GBP/EUR: Another BOE Policymaker Knocks the Pound

The British pound is lower against the euro on Monday after comments from a Bank of England policymaker added to evidence the central bank is leaning towards cutting interest rates in the UK this year. Meanwhile, the euro was gaining some traction in markets after a German central banker forecast faster growth in the Eurozone this year.

GBP/EUR was lower by 71 pips (-0.62% to 1.1665 as of 1pm GMT, taking the currency pair to its lowest since late December.
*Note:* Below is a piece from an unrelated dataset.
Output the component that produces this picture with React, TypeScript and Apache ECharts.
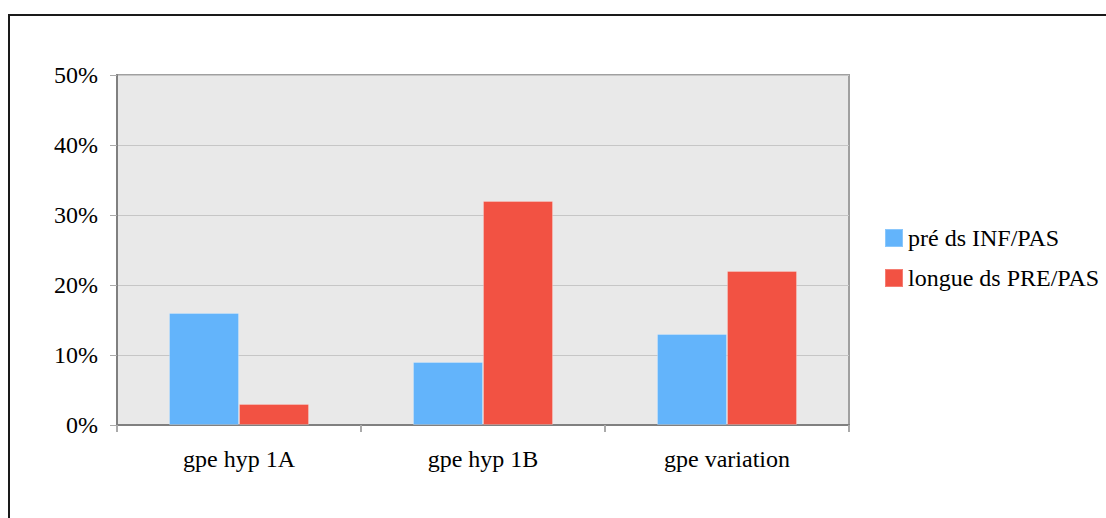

More broadly, expectations that the US and China will sign off on the first part of a trade deal is helping oil and stock markets move higher while gold prices fall.

The pound

The Bank of England’s Gertjan Vlieghe made his comments over the weekend and follow remarks along a similar vein from Mark Carney, the Governor of the Bank of England on Thursday last week. The speeches from the two central bankers seem to imply the Bank of England is moving off its neutral stance and preparing more monetary stimulus. This is perhaps not so surprising given the extra stimulus added in Europe and the United States last year. While some uncertainty has been reduced around Britain’s departure from the European Union after last month’s election, the future trading relationship is still up in the air.

The thought process at the Bank of England appears to be that monetary policy (including cutting interest rates and the purchase of government bonds) may need to be eased if a post-Brexit recovery never happens. Financial markets are now priced to indicate 50 basis points (0.5%) of interest rate cuts this year. That would leave the benchmark UK interest rate at a record low of 0%.

The release of disappointing UK industrial production for November added to bearish sentiment towards Sterling. A surprise contraction of -1.2% month-over-month against expectations of a  smaller -0.1% m/m decline deepened worry about the health of UK industrial productivity. Manufacturing production was disappointing too, dropping sharply by -1.7% m/m against expectations of a -0.3% drop.

The euro

The euro rose after an official from the German Bundesbank put Eurozone economic growth at 1.1% in 2020 in a talk given in Hong Kong on Monday. Burkhard Balz said that European economic growth would be supported by fiscal easing  this year and monetary easing which started at the end of last year.